Free Our Data: the blog

A Guardian Technology campaign for free public access to data about the UK and its citizens


In today’s Guardian: Galileo to be publicly-funded – but why compete with GPS?

Today’s Guardian Technology section wonders “Will Galileo ever achieve orbit?” That being the project to create a GPS-alike system, but funded from Europe rather than the US.

The costs involved are large –

a 2001 report commissioned by the EU estimated that developing and deploying Galileo would cost €3.4bn (£2.3bn). Philip Davies, senior account manager at Surrey Satellite Technology Ltd (sstl.co.uk), says he’s seen estimated running costs in the range of €8bn to €10bn over 20 years. These numbers will be part of what is scrutinised between now and September, the deadline the Transport Council has given the European Commission to come up with alternative proposals for funding and managing the system.
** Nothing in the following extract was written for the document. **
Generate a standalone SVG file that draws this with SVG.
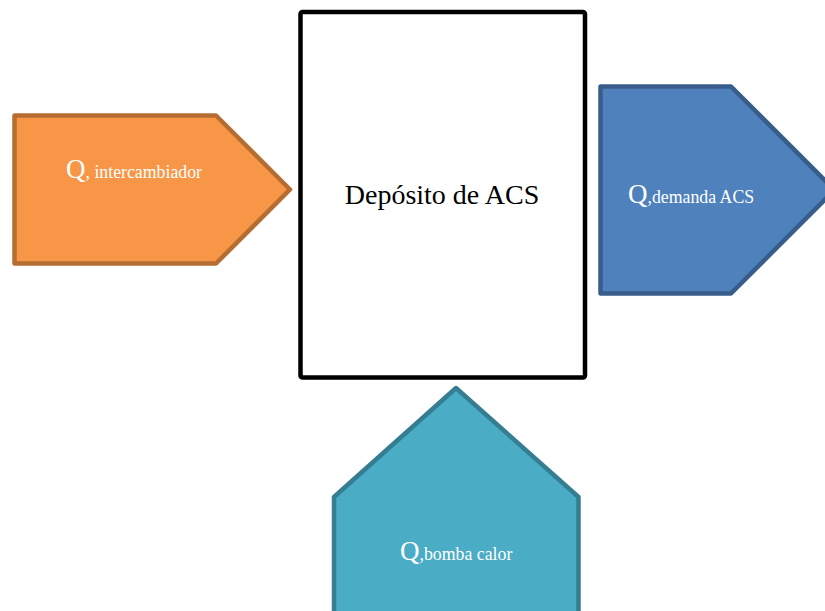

GPS-style systems have the benefit that they’re government-generated data which is made for free: that creates private-sector opportunities. Very large ones:

The business plan published by the Galileo Joint Undertaking at the outset of all this estimated that the market for satellite navigation applications would grow from €30bn in 2004 to €276bn by 2020. This estimate was conservative compared to some of those in the report the EU commissioned in 2001 from PricewaterhouseCooper, which projected a market of €276bn by 2015 for personal communications and location services.

Clearly there’s a strong multiplier at work in GPS – comparatively small government input produces big private-sector revenues (and hence taxes, which pays for GPS – in theory – and all sorts of other benefits, as well as reducing congestion and making people easier to locate if they’re in danger, and stopping planes colliding; putting a value on the “not happening” bad things is hard, but must be counted as part of the benefit of satellite location.)

Galileo remains something of a me-too, but it’ll be interesting to see whether the EU decides to focus on its public and private-sector benefits as a justification for the spending – or whether instead it just kills it. Somehow, it doesn’t look likely to kill it.